Organized documentation eliminates time wasted searching for information, reduces miscommunication, and accelerates onboarding. Also, it supports faster decision-making because stakeholders can access the data they need without waiting for someone to compile it. Teams that maintain strong documentation practices consistently report smoother workflows, fewer errors, and more predictable project outcomes. For entrepreneurs and small businesses, this productivity gain directly supports growth without proportionally increasing headcount.

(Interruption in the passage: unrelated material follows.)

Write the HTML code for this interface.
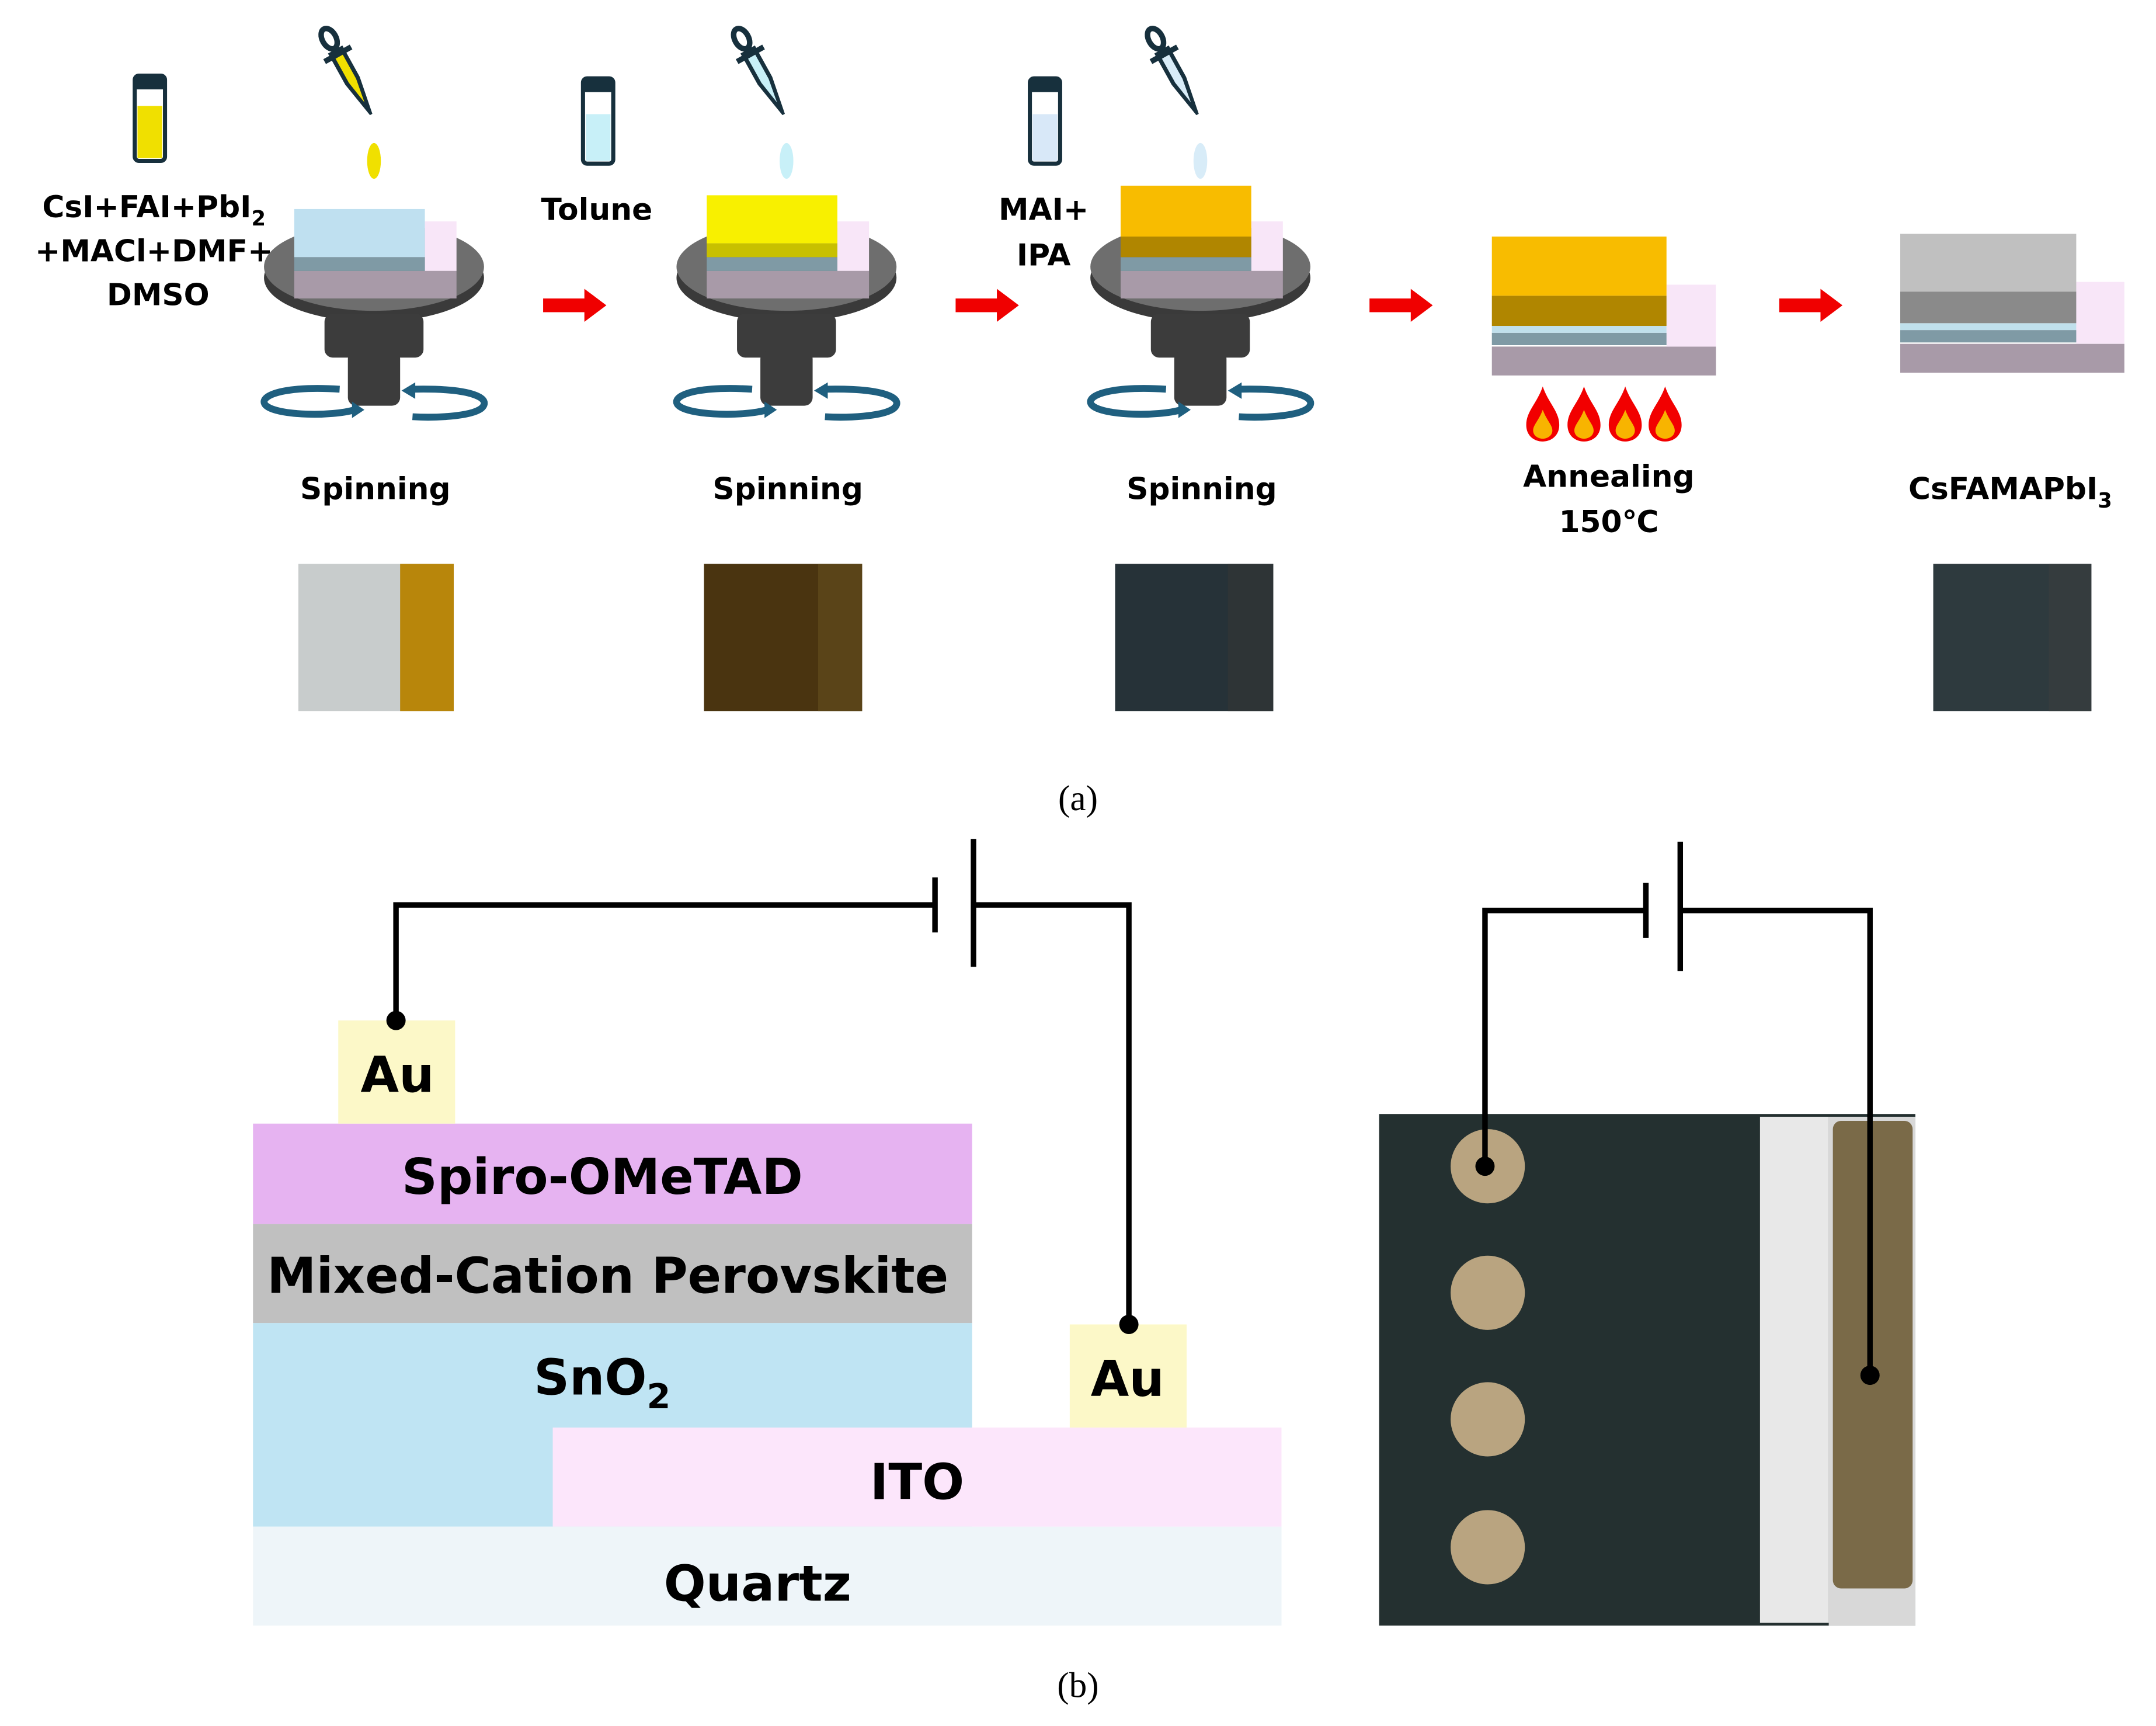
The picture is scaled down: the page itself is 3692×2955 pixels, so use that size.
<!DOCTYPE html>
<html><head><meta charset="utf-8"><style>
html,body{margin:0;padding:0;background:#fff}
svg{display:block}
.t{font-family:"DejaVu Sans","Liberation Sans",sans-serif;font-weight:bold;fill:#000}
.s{font-family:"Liberation Serif",serif;fill:#000}
</style></head><body>
<svg width="3692" height="2955" viewBox="0 0 1568 1255" xmlns="http://www.w3.org/2000/svg">
<defs>
<g id="coater">
  <ellipse cx="272" cy="202" rx="80" ry="32" fill="#3a3a3a"/>
  <ellipse cx="272" cy="194" rx="80" ry="32" fill="#6e6e6e"/>
  <rect x="236" y="228" width="72" height="32" rx="6" fill="#3c3c3c"/>
  <rect x="253" y="255" width="38" height="40" rx="6" fill="#3c3c3c"/>
  <path d="M247 283 C200 280 185 290 195 296 C205 302 240 303 258 298" fill="none" stroke="#1f5f7f" stroke-width="5"/>
  <polygon points="256,292 265,298 256,304" fill="#1f5f7f"/>
  <path d="M300 283 C345 282 358 290 350 297 C342 303 315 304 300 303" fill="none" stroke="#1f5f7f" stroke-width="5"/>
  <polygon points="302,278 292,284 302,290" fill="#1f5f7f"/>
  <rect x="214" y="197" width="118" height="20" fill="#a89aa8"/>
  <rect x="309" y="161" width="23" height="36" fill="#f8e6f8"/>
  <rect x="214" y="187" width="95" height="10" fill="#7f9aa5"/>
</g>
<g id="dropbase">
  <ellipse cx="0" cy="7" rx="5" ry="8" fill="none" stroke="#17303d" stroke-width="4"/>
  <line x1="-11" y1="20" x2="11" y2="20" stroke="#17303d" stroke-width="4"/>
  <path d="M-6 16 L6 16 L6 42 L1 70 L-1 70 L-6 42 Z" fill="#17303d"/>
</g>
<g id="vial">
  <rect x="0" y="0" width="22" height="62" rx="3" fill="#fff" stroke="#17303d" stroke-width="3"/>
  <rect x="0" y="0" width="22" height="10" fill="#17303d"/>
</g>
<g id="flame">
  <path d="M0 0 C4 12 12 18 12 28 C12 36 6 40 0 40 C-6 40 -12 36 -12 28 C-12 18 -4 12 0 0 Z" fill="#f20000"/>
  <path d="M0 17 C3 25 7 28 7 32 C7 36 3 38 0 38 C-3 38 -7 36 -7 32 C-7 28 -3 25 0 17 Z" fill="#f8b400"/>
</g>
<g id="arrow"><polygon points="0,-5 30,-5 30,-12 46,0 30,12 30,5 0,5" fill="#f00000"/></g>
</defs>

<!-- step 1 -->
<g transform="translate(98,55)"><use href="#vial"/><rect x="2" y="22" width="18" height="38" fill="#f0e000"/></g>
<text class="t" font-size="22" text-anchor="middle" x="112" y="158">CsI+FAI+PbI<tspan font-size="15" dy="6">2</tspan></text>
<text class="t" font-size="22" text-anchor="middle" x="112" y="190">+MACl+DMF+</text>
<text class="t" font-size="22" text-anchor="middle" x="115" y="222">DMSO</text>
<use href="#coater"/>
<rect x="214" y="152" width="95" height="35" fill="#bfe0f0"/>
<g transform="translate(236,22) rotate(-29)"><use href="#dropbase"/><path d="M-3 22 L3 22 L3 42 L0 60 L-3 42 Z" fill="#f0e000"/></g>
<ellipse cx="272" cy="117" rx="5" ry="13" fill="#f0e000"/>
<text class="t" font-size="22" text-anchor="middle" x="273" y="363">Spinning</text>
<rect x="217" y="410" width="113" height="107" fill="#c8cccc"/>
<rect x="291" y="410" width="39" height="107" fill="#b8860b"/>

<use href="#arrow" transform="translate(395,222)"/>

<!-- step 2 -->
<g transform="translate(424,57)"><use href="#vial"/><rect x="2" y="26" width="18" height="34" fill="#c8f0f8"/></g>
<text class="t" font-size="22" text-anchor="middle" x="434" y="160">Tolune</text>
<g transform="translate(300,0)"><use href="#coater"/>
<rect x="214" y="177" width="95" height="10" fill="#c8c000"/>
<rect x="214" y="142" width="95" height="35" fill="#f8f000"/>
<g transform="translate(236,22) rotate(-29)"><use href="#dropbase"/><path d="M-3 22 L3 22 L3 42 L0 60 L-3 42 Z" fill="#c8f0f8"/></g>
<ellipse cx="272" cy="117" rx="5" ry="13" fill="#c8f0f8"/></g>
<text class="t" font-size="22" text-anchor="middle" x="573" y="363">Spinning</text>
<rect x="512" y="410" width="115" height="107" fill="#4a3410"/>
<rect x="595" y="410" width="32" height="107" fill="#5a4418"/>

<use href="#arrow" transform="translate(695,222)"/>

<!-- step 3 -->
<g transform="translate(749,57)"><use href="#vial"/><rect x="2" y="26" width="18" height="34" fill="#d8e8f8"/></g>
<text class="t" font-size="22" text-anchor="middle" x="759" y="160">MAI+</text>
<text class="t" font-size="22" text-anchor="middle" x="759" y="193">IPA</text>
<g transform="translate(601,0)"><use href="#coater"/>
<rect x="214" y="172" width="95" height="15" fill="#b08600"/>
<rect x="214" y="135" width="95" height="37" fill="#f8bc00"/>
<g transform="translate(236,22) rotate(-29)"><use href="#dropbase"/><path d="M-3 22 L3 22 L3 42 L0 60 L-3 42 Z" fill="#d8ecf8"/></g>
<ellipse cx="272" cy="117" rx="5" ry="13" fill="#d8ecf8"/></g>
<text class="t" font-size="22" text-anchor="middle" x="874" y="363">Spinning</text>
<rect x="811" y="410" width="115" height="107" fill="#263238"/>
<rect x="893" y="410" width="33" height="107" fill="#2e3436"/>

<use href="#arrow" transform="translate(996,222)"/>

<!-- annealing -->
<rect x="1085" y="252" width="163" height="21" fill="#a89aa8"/>
<rect x="1212" y="207" width="36" height="45" fill="#f8e6f8"/>
<rect x="1085" y="242" width="127" height="9" fill="#7f9aa5"/>
<rect x="1085" y="237" width="127" height="5" fill="#c0e0ec"/>
<rect x="1085" y="215" width="127" height="22" fill="#b08600"/>
<rect x="1085" y="172" width="127" height="43" fill="#f8bc00"/>
<use href="#flame" transform="translate(1122,281)"/>
<use href="#flame" transform="translate(1152,281)"/>
<use href="#flame" transform="translate(1182,281)"/>
<use href="#flame" transform="translate(1211,281)"/>
<text class="t" font-size="22" text-anchor="middle" x="1170" y="354">Annealing</text>
<text class="t" font-size="22" text-anchor="middle" x="1170" y="387">150℃</text>

<use href="#arrow" transform="translate(1294,222)"/>

<!-- final -->
<rect x="1382" y="250" width="163" height="21" fill="#a89aa8"/>
<rect x="1510" y="205" width="35" height="45" fill="#f8e6f8"/>
<rect x="1382" y="240" width="128" height="9" fill="#7f9aa5"/>
<rect x="1382" y="235" width="128" height="5" fill="#c0e0ec"/>
<rect x="1382" y="212" width="128" height="23" fill="#8a8a8a"/>
<rect x="1382" y="170" width="128" height="42" fill="#c0c0c0"/>
<text class="t" font-size="22" text-anchor="middle" x="1462" y="363">CsFAMAPbI<tspan font-size="15" dy="6">3</tspan></text>
<rect x="1406" y="410" width="115" height="107" fill="#2e3a3e"/>
<rect x="1490" y="410" width="31" height="107" fill="#353c3e"/>

<text class="s" font-size="26" text-anchor="middle" x="784" y="589">(a)</text>

<!-- (b) layers -->
<rect x="184" y="1110" width="748" height="72" fill="#eef5f9"/>
<rect x="184" y="962" width="523" height="148" fill="#bfe4f3"/>
<rect x="402" y="1038" width="530" height="72" fill="#fce6fb"/>
<rect x="184" y="890" width="523" height="72" fill="#c0c0c0"/>
<rect x="184" y="817" width="523" height="73" fill="#e6b3f1"/>
<rect x="246" y="742" width="85" height="75" fill="#fcf8c8"/>
<rect x="778" y="963" width="85" height="75" fill="#fcf8c8"/>
<text class="t" font-size="36" text-anchor="middle" x="289" y="794">Au</text>
<text class="t" font-size="36" text-anchor="middle" x="820" y="1015">Au</text>
<text class="t" font-size="36" text-anchor="middle" x="438" y="868">Spiro-OMeTAD</text>
<text class="t" font-size="36" text-anchor="middle" x="442" y="940">Mixed-Cation Perovskite</text>
<text class="t" font-size="36" text-anchor="middle" x="438" y="1014">SnO<tspan font-size="25" dy="10">2</tspan></text>
<text class="t" font-size="36" text-anchor="middle" x="667" y="1090">ITO</text>
<text class="t" font-size="36" text-anchor="middle" x="551" y="1164">Quartz</text>

<g fill="none" stroke="#000" stroke-width="4">
<polyline points="288,742 288,658 680,658"/>
<line x1="680" y1="638" x2="680" y2="678"/>
<line x1="708" y1="610" x2="708" y2="703"/>
<polyline points="708,658 821,658 821,963"/>
</g>
<circle cx="288" cy="742" r="7" fill="#000"/>
<circle cx="821" cy="963" r="7" fill="#000"/>

<!-- photo -->
<rect x="1003" y="810" width="390" height="372" fill="#243030"/>
<rect x="1280" y="812" width="50" height="368" fill="#e8e8e8"/>
<rect x="1330" y="812" width="63" height="370" fill="#d8d8d8"/>
<rect x="1333" y="815" width="58" height="340" rx="6" fill="#7a6a48"/>
<circle cx="1082" cy="848" r="27" fill="#b9a480"/>
<circle cx="1082" cy="940" r="27" fill="#b9a480"/>
<circle cx="1082" cy="1032" r="27" fill="#b9a480"/>
<circle cx="1082" cy="1125" r="27" fill="#b9a480"/>
<g fill="none" stroke="#000" stroke-width="4">
<polyline points="1080,848 1080,662 1197,662"/>
<line x1="1197" y1="642" x2="1197" y2="682"/>
<line x1="1222" y1="612" x2="1222" y2="706"/>
<polyline points="1222,662 1360,662 1360,1000"/>
</g>
<circle cx="1080" cy="848" r="7" fill="#000"/>
<circle cx="1360" cy="1000" r="7" fill="#000"/>

<text class="s" font-size="26" text-anchor="middle" x="784" y="1234">(b)</text>
</svg>
</body></html>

What tools work best for small teams?
Small teams benefit from lightweight, integrated tools that combine task coordination with document storage. Project management platforms that include built-in document features reduce the need for multiple subscriptions. Look for tools that offer templates, version history, permission controls, and easy search functionality. The best tool is one your team will actually use consistently, so prioritize simplicity and adoption over feature count.
Conclusion
Project documentation management is not administrative overhead—it is a strategic practice that drives coordination quality, team alignment, and business results. By centralizing your repository, standardizing templates, and assigning clear ownership, you create a documentation system that supports every phase of project execution. Organizations looking for structured governance around their documentation and project delivery processes can also benefit from PMO support services for better project coordination. Finally, remember that documentation is a living process. The teams that treat it as an ongoing discipline rather than a one-time task consistently deliver projects on time, on budget, and with fewer surprises. Start implementing these best practices today, and you will see measurable improvements in your project coordination outcomes.